1. Santana did not raise his claim that the trial court's failure to order identification or production of a confidential informant prejudiced his ability to assert an entrapment defense in his direct appeal. See United States v. Panet-Collazo, 960 F.2d 256, 259 (1st Cir.), cert. denied, 506 U.S. 876 (1992). Failure to raise a constitutional claim on direct appeal ordinarily bars raising the issue on collateral attack unless the petitioner can show cause for the failure and actual prejudice from the alleged trial court error. See Knight v. United States, 37 F.3d 769, 774 (1st Cir. 1994).

As cause, Santana asserts his appellate counsel's ineffective assistance of counsel. However, as the district court correctly concluded in resolving that issue, the failure to obtain the confidential informant's testimony at trial did not prejudice Santana's ability to assert an entrapment defense. Even assuming that the informant would have testified as Santana suggests, at most his testimony would have established only one element of the entrapment defense--that the government induced Santana to participate in the drug deal in question. To assert an entrapment defense, however, Santana also had to establish at trial that he was not predisposed to commit his crime. See United States v. Panet-Collazo, 960 F.2d 256, 259 (1st Cir.), cert. denied, 506 U.S. 876 (1992). As we held on direct appeal, he never did so. Id. at 259-60.

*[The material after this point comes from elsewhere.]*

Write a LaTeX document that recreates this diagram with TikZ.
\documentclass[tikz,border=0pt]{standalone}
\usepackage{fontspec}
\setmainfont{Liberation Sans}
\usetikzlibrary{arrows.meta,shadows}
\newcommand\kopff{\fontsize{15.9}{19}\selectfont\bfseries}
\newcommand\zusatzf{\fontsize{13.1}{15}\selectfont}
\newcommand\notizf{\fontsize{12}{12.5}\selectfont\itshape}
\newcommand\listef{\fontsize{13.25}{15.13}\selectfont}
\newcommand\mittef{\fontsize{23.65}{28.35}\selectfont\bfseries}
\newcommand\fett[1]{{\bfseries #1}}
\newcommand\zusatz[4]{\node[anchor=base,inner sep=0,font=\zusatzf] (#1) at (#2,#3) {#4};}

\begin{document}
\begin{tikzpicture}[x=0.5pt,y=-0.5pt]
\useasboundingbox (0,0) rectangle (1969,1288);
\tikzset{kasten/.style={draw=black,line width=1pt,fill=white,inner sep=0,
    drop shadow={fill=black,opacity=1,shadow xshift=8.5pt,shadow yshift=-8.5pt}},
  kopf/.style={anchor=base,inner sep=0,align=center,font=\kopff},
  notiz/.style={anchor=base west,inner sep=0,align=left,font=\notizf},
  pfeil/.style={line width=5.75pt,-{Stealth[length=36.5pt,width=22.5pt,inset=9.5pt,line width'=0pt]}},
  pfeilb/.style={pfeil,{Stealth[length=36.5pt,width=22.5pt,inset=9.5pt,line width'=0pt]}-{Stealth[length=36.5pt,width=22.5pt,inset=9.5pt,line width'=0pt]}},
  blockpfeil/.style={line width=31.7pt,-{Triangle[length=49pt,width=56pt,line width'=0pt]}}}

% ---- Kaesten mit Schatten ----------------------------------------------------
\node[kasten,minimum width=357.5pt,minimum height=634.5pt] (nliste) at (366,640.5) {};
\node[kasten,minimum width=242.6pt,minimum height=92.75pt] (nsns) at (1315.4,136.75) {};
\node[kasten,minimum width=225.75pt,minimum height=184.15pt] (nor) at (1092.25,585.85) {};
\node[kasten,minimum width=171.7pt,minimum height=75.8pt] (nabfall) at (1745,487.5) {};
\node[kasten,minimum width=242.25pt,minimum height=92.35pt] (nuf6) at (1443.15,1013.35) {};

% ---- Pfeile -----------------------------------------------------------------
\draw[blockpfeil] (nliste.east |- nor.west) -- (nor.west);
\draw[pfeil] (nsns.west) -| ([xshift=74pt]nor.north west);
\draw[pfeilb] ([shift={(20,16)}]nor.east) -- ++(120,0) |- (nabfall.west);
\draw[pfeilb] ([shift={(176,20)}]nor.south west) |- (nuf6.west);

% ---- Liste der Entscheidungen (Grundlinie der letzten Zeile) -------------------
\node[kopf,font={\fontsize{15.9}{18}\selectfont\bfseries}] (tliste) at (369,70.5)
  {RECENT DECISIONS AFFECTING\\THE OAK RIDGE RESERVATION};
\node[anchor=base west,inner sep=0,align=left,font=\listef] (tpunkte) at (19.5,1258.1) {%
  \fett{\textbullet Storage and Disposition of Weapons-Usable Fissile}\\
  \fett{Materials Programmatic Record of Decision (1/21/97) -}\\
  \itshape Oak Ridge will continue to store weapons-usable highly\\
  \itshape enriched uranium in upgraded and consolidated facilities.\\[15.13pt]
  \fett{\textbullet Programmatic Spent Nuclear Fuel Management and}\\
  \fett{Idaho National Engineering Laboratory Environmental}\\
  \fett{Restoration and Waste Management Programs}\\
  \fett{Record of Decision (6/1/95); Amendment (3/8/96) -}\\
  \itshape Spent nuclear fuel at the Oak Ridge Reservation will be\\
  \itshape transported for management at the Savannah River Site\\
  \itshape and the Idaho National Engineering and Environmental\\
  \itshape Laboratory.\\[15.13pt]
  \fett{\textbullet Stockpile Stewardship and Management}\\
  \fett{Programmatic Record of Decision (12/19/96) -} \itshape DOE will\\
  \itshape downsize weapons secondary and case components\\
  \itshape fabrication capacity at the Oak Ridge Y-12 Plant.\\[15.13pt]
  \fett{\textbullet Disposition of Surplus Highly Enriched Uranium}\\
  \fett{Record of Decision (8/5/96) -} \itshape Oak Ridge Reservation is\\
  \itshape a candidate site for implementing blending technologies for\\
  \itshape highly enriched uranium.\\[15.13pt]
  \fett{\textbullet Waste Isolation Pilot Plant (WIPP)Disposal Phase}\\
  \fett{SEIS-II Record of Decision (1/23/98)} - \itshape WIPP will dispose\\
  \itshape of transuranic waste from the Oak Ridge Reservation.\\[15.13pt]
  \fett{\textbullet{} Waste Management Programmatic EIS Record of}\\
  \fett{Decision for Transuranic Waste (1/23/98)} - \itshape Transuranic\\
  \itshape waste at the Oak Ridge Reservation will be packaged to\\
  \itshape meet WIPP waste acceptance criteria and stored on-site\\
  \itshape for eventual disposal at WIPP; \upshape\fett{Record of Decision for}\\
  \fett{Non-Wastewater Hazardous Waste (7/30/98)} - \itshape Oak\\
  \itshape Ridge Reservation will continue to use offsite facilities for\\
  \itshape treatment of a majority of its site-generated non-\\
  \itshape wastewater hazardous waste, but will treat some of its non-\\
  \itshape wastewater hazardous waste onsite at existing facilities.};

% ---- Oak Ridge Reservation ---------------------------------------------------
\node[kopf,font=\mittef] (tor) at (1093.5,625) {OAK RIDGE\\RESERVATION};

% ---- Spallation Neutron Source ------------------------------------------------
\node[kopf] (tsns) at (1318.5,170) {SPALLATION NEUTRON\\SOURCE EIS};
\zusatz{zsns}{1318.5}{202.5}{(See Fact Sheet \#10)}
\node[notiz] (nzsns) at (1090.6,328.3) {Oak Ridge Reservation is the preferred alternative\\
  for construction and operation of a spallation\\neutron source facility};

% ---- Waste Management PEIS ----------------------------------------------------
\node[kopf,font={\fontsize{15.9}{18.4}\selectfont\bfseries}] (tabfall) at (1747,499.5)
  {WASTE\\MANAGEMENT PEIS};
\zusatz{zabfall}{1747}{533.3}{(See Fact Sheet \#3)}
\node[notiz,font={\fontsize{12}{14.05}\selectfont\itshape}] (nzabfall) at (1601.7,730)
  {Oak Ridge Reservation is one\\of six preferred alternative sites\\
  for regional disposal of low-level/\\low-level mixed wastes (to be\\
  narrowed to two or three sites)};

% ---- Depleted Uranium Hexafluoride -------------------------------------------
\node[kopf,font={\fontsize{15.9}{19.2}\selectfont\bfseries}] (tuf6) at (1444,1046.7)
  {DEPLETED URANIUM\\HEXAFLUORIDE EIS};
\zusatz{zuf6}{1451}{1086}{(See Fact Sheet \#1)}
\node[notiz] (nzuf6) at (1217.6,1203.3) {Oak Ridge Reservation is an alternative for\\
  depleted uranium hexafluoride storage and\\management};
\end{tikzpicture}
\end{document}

2. Santana bears the burden of showing that the court vindictively sentenced him for exercising his right to a jury trial, as he claims. United States v. Mena-Robles, 4 F.3d 1026, 1037 (1st Cir. 1993), cert. denied, 114 S. Ct. 1550 (1994). He has not pointed to any statement by the district court or any other evidence suggesting that there is a "reasonable likelihood" that he received a harsher sentence than he otherwise would have because he went to trial so as to trigger a presumption of vindictiveness. See id. The mere fact that co-defendants, who pled guilty, received lesser sentences does not show that it is reasonably likely that Santana was vindictively sentenced. Id. Hence, the claim of vindictive sentencing fails. Id.